One of my 955's has a worn cracked area around the mid pto & I am going to replace it. Anyone remove one of these? My logic feels just removing the bolts & prying it apart. Seems that ALL of the gears, etc are probably fixed & this just covers it!! Just my opinion. Cover is AM877000


----------



## Tater50 (Dec 17, 2011)

NO one has replaced one of these? Anyway; I am awaiting the delivery of the plate & will proceed tomorrow or Friday. Will take pics & LUK the results.


----------



## jd110 (Nov 23, 2015)

The replacement of the front cover is pretty straightforward AFTER you separate the transaxle from the frame. Getting that separated is the most difficult. disconnecting all the linkages and accessing the bolts connecting the frame are the most challenging. Accessing the bolts is easier if you remove the hydro first.


----------



## Tater50 (Dec 17, 2011)

Thanks for ALL the support: I put the JD up for sale & the first person that came; bought it!! I sold the replacement plate w/it; the customer was very excited to get the JD. 


jd110 said:


> The replacement of the front cover is pretty straightforward AFTER you separate the transaxle from the frame. Getting that separated is the most difficult. disconnecting all the linkages and accessing the bolts connecting the frame are the most challenging. Accessing the bolts is easier if you remove the hydro first.


----------



## pogobill (Jan 31, 2012)

Tater50 said:


> Thanks for ALL the support: I put the JD up for sale & the first person that came; bought it!! I sold the replacement plate w/it; the customer was very excited to get the JD.

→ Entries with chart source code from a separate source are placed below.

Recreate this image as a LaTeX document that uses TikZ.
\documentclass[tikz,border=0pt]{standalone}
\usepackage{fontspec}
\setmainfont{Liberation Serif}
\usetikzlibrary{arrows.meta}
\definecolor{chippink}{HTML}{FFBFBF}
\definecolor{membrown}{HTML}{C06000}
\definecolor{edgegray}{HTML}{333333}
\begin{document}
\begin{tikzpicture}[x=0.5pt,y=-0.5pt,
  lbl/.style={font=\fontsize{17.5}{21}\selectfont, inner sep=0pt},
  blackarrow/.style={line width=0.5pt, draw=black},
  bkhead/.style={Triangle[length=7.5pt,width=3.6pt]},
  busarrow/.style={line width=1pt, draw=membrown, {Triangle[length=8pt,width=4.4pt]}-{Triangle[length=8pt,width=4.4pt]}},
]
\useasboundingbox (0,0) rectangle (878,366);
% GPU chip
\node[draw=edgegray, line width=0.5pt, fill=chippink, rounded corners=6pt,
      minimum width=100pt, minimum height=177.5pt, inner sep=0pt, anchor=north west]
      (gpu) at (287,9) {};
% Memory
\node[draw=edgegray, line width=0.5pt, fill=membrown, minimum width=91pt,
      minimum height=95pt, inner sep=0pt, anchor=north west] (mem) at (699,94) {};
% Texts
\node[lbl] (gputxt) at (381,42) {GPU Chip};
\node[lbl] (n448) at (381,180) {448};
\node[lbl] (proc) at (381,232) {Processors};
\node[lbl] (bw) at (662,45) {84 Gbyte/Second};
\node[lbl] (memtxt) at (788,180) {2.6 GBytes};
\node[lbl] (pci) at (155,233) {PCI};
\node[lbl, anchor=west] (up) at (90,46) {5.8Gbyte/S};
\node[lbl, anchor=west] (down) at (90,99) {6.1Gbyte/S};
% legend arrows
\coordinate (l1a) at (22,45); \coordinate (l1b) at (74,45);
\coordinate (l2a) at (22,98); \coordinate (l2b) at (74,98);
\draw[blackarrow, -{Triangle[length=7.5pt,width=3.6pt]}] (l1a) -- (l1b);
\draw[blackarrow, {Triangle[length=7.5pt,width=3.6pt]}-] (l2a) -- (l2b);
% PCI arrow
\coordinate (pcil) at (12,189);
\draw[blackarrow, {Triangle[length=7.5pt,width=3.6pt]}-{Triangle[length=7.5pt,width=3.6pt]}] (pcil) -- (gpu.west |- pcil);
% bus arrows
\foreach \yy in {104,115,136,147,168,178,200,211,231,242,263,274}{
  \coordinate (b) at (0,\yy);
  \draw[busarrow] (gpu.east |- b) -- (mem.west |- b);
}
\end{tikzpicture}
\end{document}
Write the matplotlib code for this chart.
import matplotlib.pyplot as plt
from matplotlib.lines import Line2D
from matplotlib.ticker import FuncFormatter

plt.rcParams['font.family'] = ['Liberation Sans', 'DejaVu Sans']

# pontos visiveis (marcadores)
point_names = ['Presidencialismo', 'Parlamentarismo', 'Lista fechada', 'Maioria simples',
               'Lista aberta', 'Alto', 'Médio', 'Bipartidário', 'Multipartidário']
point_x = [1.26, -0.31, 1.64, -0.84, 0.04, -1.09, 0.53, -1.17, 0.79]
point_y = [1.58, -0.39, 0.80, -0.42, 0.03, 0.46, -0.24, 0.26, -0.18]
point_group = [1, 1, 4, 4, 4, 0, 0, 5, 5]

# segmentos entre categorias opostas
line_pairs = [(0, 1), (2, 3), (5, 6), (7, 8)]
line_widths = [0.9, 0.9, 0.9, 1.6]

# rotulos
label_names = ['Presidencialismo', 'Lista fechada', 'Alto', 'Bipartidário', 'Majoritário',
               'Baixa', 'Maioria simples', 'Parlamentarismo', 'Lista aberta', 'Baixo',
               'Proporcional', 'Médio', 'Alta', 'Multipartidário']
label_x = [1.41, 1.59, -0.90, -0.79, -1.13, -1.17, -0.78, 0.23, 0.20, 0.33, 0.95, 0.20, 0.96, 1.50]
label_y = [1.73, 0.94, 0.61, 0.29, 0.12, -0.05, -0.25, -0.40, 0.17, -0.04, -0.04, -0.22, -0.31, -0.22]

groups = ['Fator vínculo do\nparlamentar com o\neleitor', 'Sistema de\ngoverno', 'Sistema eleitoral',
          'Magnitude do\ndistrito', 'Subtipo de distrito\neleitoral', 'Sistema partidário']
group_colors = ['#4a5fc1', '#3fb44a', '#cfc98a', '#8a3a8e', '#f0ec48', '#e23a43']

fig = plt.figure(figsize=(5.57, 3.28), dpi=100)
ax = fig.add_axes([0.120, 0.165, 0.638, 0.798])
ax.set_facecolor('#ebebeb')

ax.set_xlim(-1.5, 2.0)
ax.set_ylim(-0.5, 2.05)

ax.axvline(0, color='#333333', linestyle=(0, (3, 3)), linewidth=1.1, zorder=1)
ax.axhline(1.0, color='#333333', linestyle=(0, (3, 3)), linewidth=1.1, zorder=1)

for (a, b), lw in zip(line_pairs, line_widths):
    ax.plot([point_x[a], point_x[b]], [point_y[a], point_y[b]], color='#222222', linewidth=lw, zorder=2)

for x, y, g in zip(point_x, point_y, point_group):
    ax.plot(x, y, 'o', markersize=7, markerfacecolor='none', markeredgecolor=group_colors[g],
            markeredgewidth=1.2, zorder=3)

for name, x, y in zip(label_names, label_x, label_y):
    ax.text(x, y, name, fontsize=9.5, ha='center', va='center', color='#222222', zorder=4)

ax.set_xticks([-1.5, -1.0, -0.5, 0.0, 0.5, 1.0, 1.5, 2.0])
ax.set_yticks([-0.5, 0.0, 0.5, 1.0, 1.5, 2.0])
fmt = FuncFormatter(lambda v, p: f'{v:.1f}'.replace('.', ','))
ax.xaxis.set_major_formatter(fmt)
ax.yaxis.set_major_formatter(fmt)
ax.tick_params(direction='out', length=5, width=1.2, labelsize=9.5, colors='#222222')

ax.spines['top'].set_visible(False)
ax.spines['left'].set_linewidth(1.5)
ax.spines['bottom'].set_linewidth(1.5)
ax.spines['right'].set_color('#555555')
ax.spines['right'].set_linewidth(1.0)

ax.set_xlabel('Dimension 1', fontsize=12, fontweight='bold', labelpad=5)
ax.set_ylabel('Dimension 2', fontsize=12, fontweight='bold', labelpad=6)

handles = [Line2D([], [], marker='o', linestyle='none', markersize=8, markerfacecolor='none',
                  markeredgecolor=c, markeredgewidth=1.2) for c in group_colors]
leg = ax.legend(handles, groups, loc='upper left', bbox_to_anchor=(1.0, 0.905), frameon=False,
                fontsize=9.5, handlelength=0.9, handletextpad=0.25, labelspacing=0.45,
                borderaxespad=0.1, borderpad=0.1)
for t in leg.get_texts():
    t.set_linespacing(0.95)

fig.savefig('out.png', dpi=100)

You are probably glad to get both of those 955's off your property! Hopefully the new owner of this latest one will get a set of manuals for it and have a better go of it.


----------



## Tater50 (Dec 17, 2011)

pogobill said:


> You are probably glad to get both of those 955's off your property! Hopefully the new owner of this latest one will get a set of manuals for it and have a better go of it.


I own 2 & still have one. This one w/the plate cracked operated just fine. I used the rear PTO w/no problems. My other one; I've got no complaints on it!! Have you had bad experiences w/955's?


----------